What the hell is there to speculate about, Aileen? The I.R.C. Section 2010 Unified Credit Exemption threshold for filing went from an applicable exclusion equivalent of $625,000 in 1998, to $650,000 in 1999, to $675,000 in 2000 and 2001, to a cool even $1,000,000 in 2002 and 2003. This means that the estate of a decedent dying in 1998 didn't have to file unless he or she was worth at least $625,000 [I shall not now get into the Gift Tax adjustment], but the estate of a decedent dying in 2002 or 2003 was off the hook unless the dear departed was a millionaire.

[And for $2004 and 2005 the threshold goes to $1.5 million!].

The thought that the IRS's own E&G head honcha might be so clueless is very disconcerting. I sure hope that Ms. Condon's speech was misreported!

Friday, June 09, 2006

IRS loses file again:

In a yet to be officially reported case (which may well never be officially reported), the IRS lost the taxpayer's administrative file, but the taxpayer was unable to prove the IRS's assessment incorrect, and so, judgment was entered against the taxpayer.

The case is United States v. David A. Williams, 2006 TNT 111-16, (M.D.Pa., No. 3:04-CV-0394, 15 March 2006).

Critical as I am about the IRS, my heart doesn't really bleed all that much for the taxpayer involved for the following reasons:

A. Mr. Williams did not file his 1987 and 1988 tax returns until 2002.

B. Mr. Williams failed to substantiate all of his claimed dependency exemptions. He was able to come up with the birth certificates for 2 of his children, but unable to show birth certificates for the other 2 (nor even any evidence that they resided with him or were dependent upon him).

C. The title certificate for a motor vehicle claimed as a business expense was incomplete (and possibly intentionally occluded when a copy was made).

The Court was not impressed with the sparse evidence presented by Mr. Williams, and so, the assessments reflected on the IRS's transcript were deemed to be correct because Mr. Williams was unable to overcome the presumption of correctness to which the IRS is entitled.

My post of 23 December 2005 discusses a CPA who failed to file his own tax return timely.
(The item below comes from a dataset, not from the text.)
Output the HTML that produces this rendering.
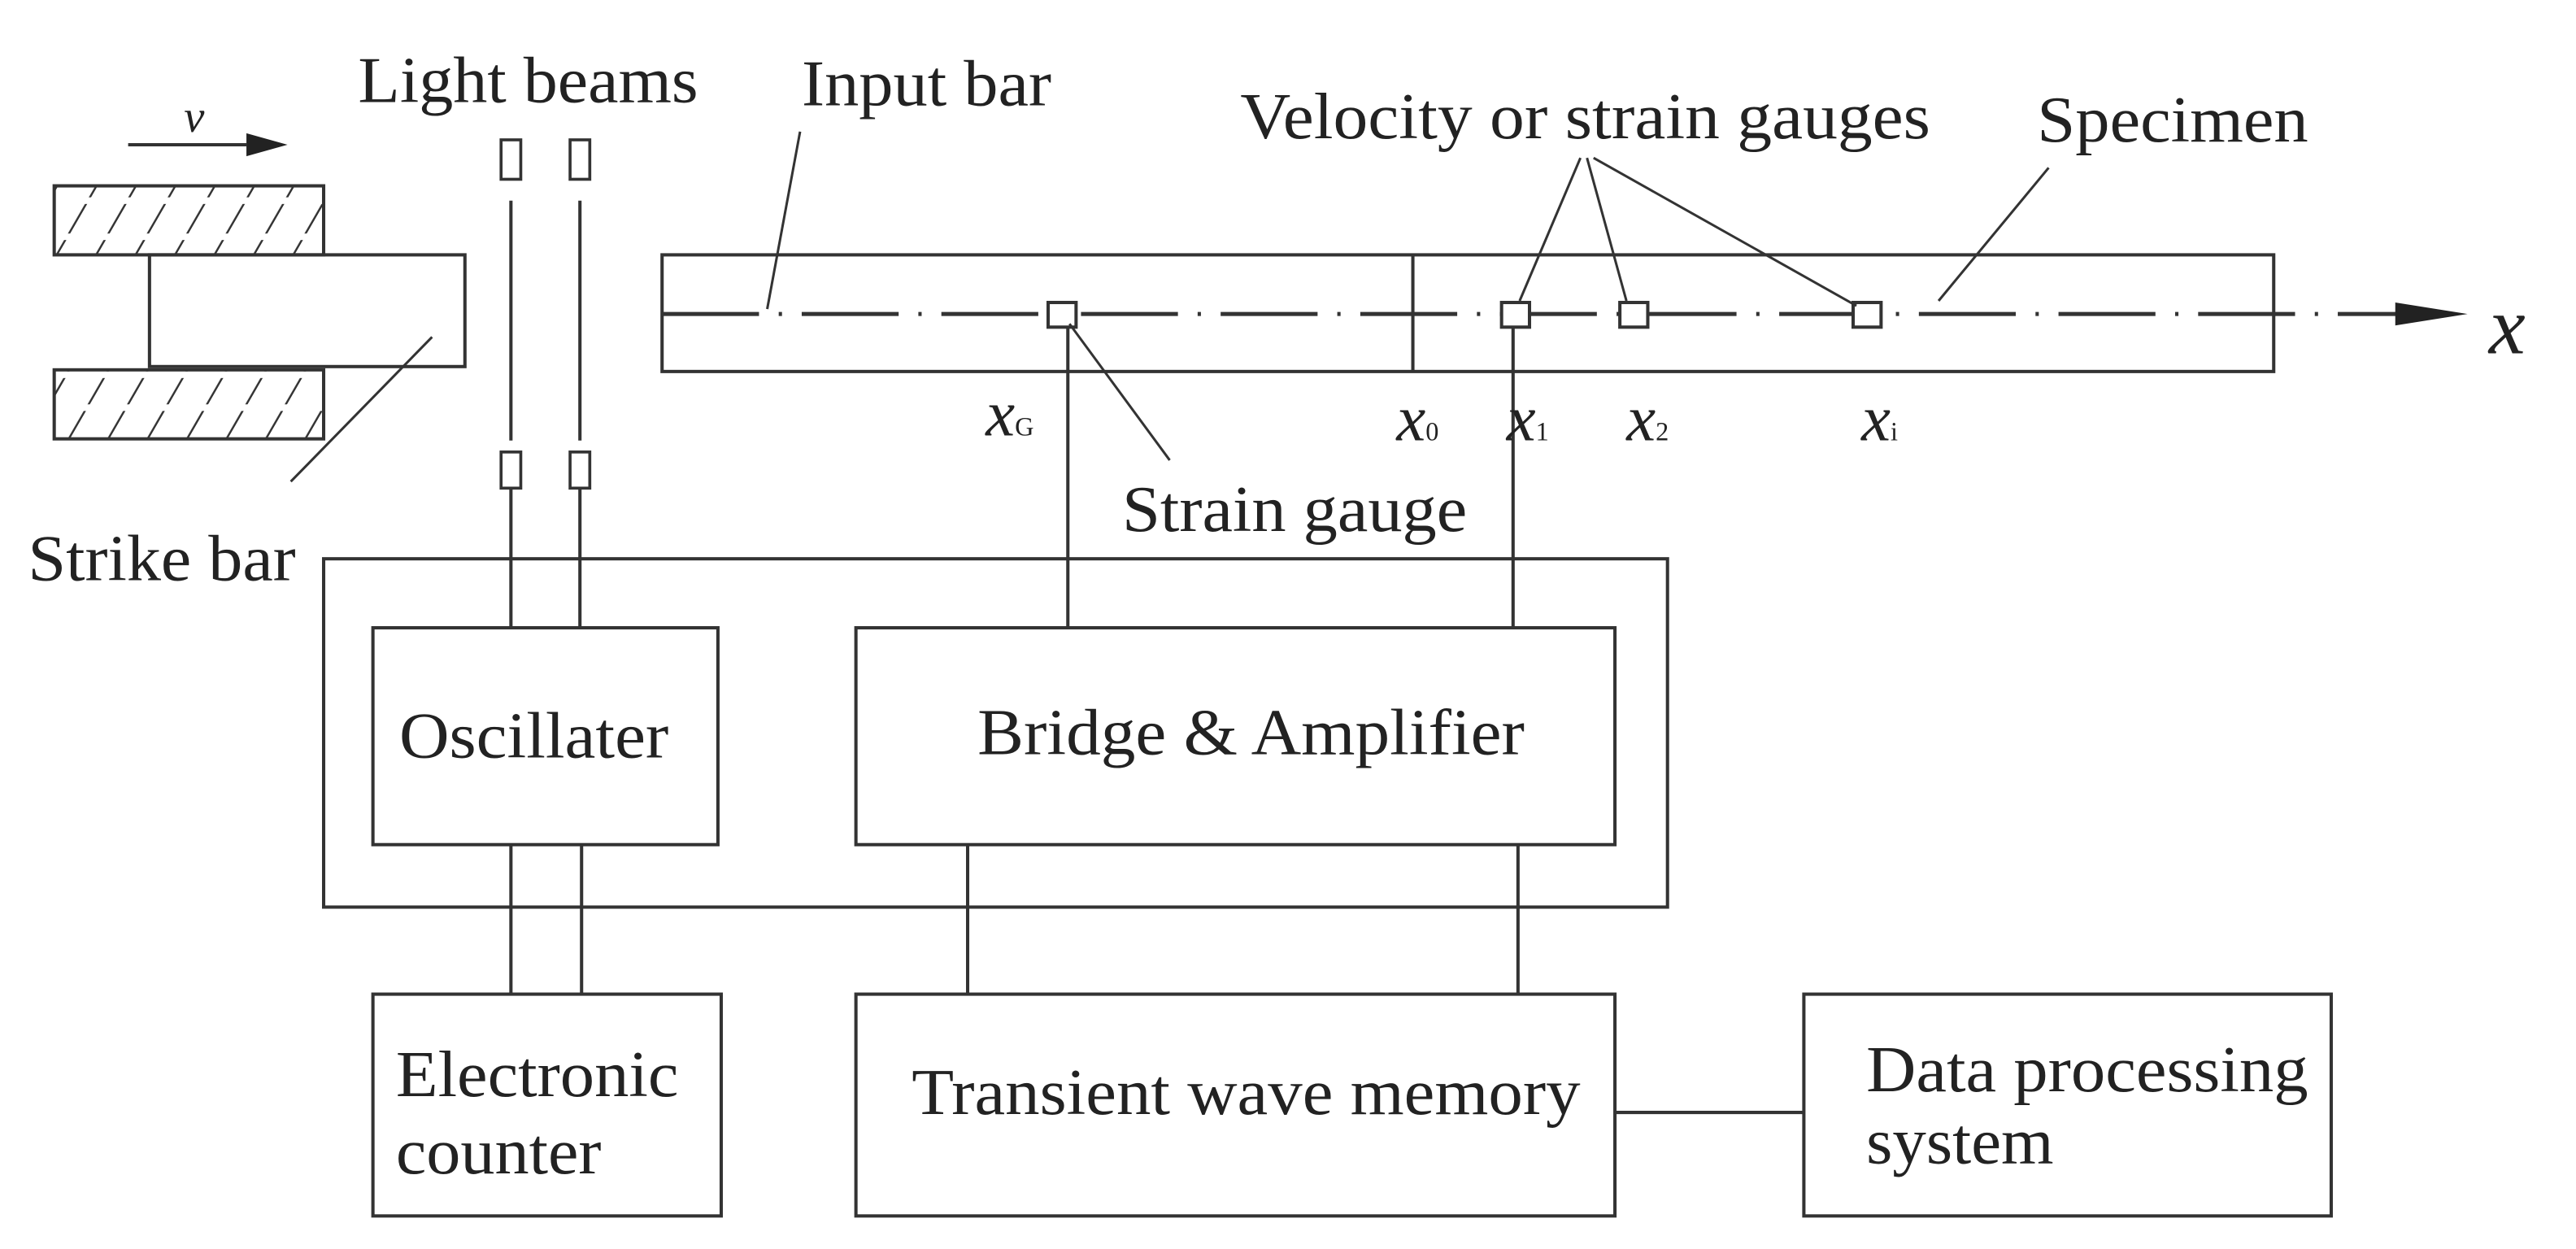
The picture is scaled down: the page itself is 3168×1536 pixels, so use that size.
<!DOCTYPE html>
<html><head><meta charset="utf-8"><style>
html,body{margin:0;padding:0;background:#fff;}
svg{display:block;}
text{font-family:"Liberation Serif",serif;fill:#222;}
</style></head><body>
<svg width="3168" height="1536" viewBox="0 0 1568 760" xmlns="http://www.w3.org/2000/svg">
<defs>
<pattern id="h" patternUnits="userSpaceOnUse" width="24" height="42" patternTransform="skewX(-30)">
<line x1="4" y1="0" x2="4" y2="42" stroke="#333" stroke-width="1.4" stroke-dasharray="16,4"/>
</pattern>
</defs>
<g stroke="#333" stroke-width="2" fill="none">
<line x1="78" y1="88" x2="150" y2="88"/>
<polygon points="150,81 175,88 150,95" fill="#222" stroke="none"/>
<rect x="33" y="113" width="164" height="42" fill="url(#h)"/>
<rect x="33" y="225" width="164" height="42" fill="url(#h)"/>
<rect x="91" y="155" width="192" height="68"/>
<line x1="263" y1="205" x2="177" y2="293" stroke-width="1.5"/>
<rect x="305" y="85" width="12" height="24" stroke-width="1.8"/>
<rect x="347" y="85" width="12" height="24" stroke-width="1.8"/>
<line x1="311" y1="122" x2="311" y2="268"/>
<line x1="353" y1="122" x2="353" y2="268"/>
<rect x="305" y="275" width="12" height="22" stroke-width="1.8"/>
<rect x="347" y="275" width="12" height="22" stroke-width="1.8"/>
<line x1="311" y1="297" x2="311" y2="382"/>
<line x1="353" y1="297" x2="353" y2="382"/>
<rect x="403" y="155" width="981" height="71"/>
<line x1="860" y1="155" x2="860" y2="226"/>
<line x1="403" y1="191" x2="1465" y2="191" stroke-width="2.5" stroke-dasharray="59,12,2,12"/>
<polygon points="1458,184 1502,191 1458,198" fill="#222" stroke="none"/>
<rect x="638" y="184" width="17" height="15" fill="#fff"/>
<rect x="914" y="184" width="17" height="15" fill="#fff"/>
<rect x="986" y="184" width="17" height="15" fill="#fff"/>
<rect x="1128" y="184" width="17" height="15" fill="#fff"/>
<line x1="487" y1="80" x2="467" y2="188" stroke-width="1.5"/>
<line x1="962" y1="96" x2="925" y2="183" stroke-width="1.5"/>
<line x1="966" y1="96" x2="990" y2="183" stroke-width="1.5"/>
<line x1="970" y1="96" x2="1130" y2="186" stroke-width="1.5"/>
<line x1="1247" y1="102" x2="1180" y2="183" stroke-width="1.5"/>
<line x1="651" y1="197" x2="712" y2="280" stroke-width="1.5"/>
<line x1="650" y1="199" x2="650" y2="382"/>
<line x1="921" y1="199" x2="921" y2="382"/>
<rect x="197" y="340" width="818" height="212"/>
<rect x="227" y="382" width="210" height="132"/>
<rect x="521" y="382" width="462" height="132"/>
<line x1="311" y1="514" x2="311" y2="605"/>
<line x1="354" y1="514" x2="354" y2="605"/>
<line x1="589" y1="514" x2="589" y2="605"/>
<line x1="924" y1="514" x2="924" y2="605"/>
<rect x="227" y="605" width="212" height="135"/>
<rect x="521" y="605" width="462" height="135"/>
<rect x="1098" y="605" width="321" height="135"/>
<line x1="983" y1="677" x2="1098" y2="677"/>
</g>
<g font-size="40">
<text x="112" y="80" font-style="italic" font-size="28">v</text>
<text x="218" y="62" textLength="207" lengthAdjust="spacingAndGlyphs">Light beams</text>
<text x="488" y="64" textLength="152" lengthAdjust="spacingAndGlyphs">Input bar</text>
<text x="755" y="84" textLength="420" lengthAdjust="spacingAndGlyphs">Velocity or strain gauges</text>
<text x="1240" y="86" textLength="165" lengthAdjust="spacingAndGlyphs">Specimen</text>
<text x="17" y="353" textLength="163" lengthAdjust="spacingAndGlyphs">Strike bar</text>
<text x="683" y="323" textLength="210" lengthAdjust="spacingAndGlyphs">Strain gauge</text>
<text x="1515" y="215" font-style="italic" font-size="50">x</text>
<text x="600" y="265" font-style="italic" font-size="40">x<tspan font-size="16" font-style="normal">G</tspan></text>
<text x="850" y="268" font-style="italic" font-size="40">x<tspan font-size="16" font-style="normal">0</tspan></text>
<text x="917" y="268" font-style="italic" font-size="40">x<tspan font-size="16" font-style="normal">1</tspan></text>
<text x="990" y="268" font-style="italic" font-size="40">x<tspan font-size="16" font-style="normal">2</tspan></text>
<text x="1133" y="268" font-style="italic" font-size="40">x<tspan font-size="16" font-style="normal">i</tspan></text>
<text x="243" y="461" textLength="164" lengthAdjust="spacingAndGlyphs">Oscillater</text>
<text x="595" y="459" textLength="333" lengthAdjust="spacingAndGlyphs">Bridge &amp; Amplifier</text>
<text x="241" y="667" textLength="172" lengthAdjust="spacingAndGlyphs">Electronic</text>
<text x="241" y="714" textLength="125" lengthAdjust="spacingAndGlyphs">counter</text>
<text x="555" y="678" textLength="407" lengthAdjust="spacingAndGlyphs">Transient wave memory</text>
<text x="1136" y="664" textLength="269" lengthAdjust="spacingAndGlyphs">Data processing</text>
<text x="1136" y="708" textLength="114" lengthAdjust="spacingAndGlyphs">system</text>
</g>
</svg>
</body></html>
The system is inherently biased against late filers.

[If this posting does not seem to reflect the usual degree of thought and research that I put into other postings, it is because I am very, very, VERY swamped now. Much has happened which otherwise would elicit a comment from me, but I have had to pass it up.

In addition to my normal routine, I am teaching an undergrad Summer Session course in Business Law (and am only posting this because I need a break from grading the assignments that were handed in yesterday). This I can generally wing from last year's lecture notes. The real time and energy drain is the graduate Estate & Gift Tax course I am slated to teach, for the first time, during the 2nd Summer Session. For this I must tool up from scratch, which wouldn't be so bad, except that Congress is now fighting it out as to the future of the Estate Tax, so much of the lecture notes I am now assembling may well be inapplicable when I start teaching the course in less than one month. So things will likely grow very busy over the next month, which likely will not facilitate too many postings.]

And Congress must do something about the Estate Tax, because as matters currently stand, it will totally disappear on 1 January 2010, and then suddenly reappear with respect to decedents dying on or after 1 January 2011. From a taxation point of view, lots of wealthy people would be worth more to their children and other heirs if they died in 2010 than in 2011 or afterward. It would therefore not be unsurprising in the least if, during the final weeks of 2010, a greater than statistically expected number of older wealthy people were to die under unexplained or unusual circumstances.

And because, in many localities, the long-tenured police detectives typically have "use it or lose it" annual leave at the end of a given calendar year, the law enforcement authorities will be ill-postured to investigate the mysterious deaths until the detectives return from extended winter vacation.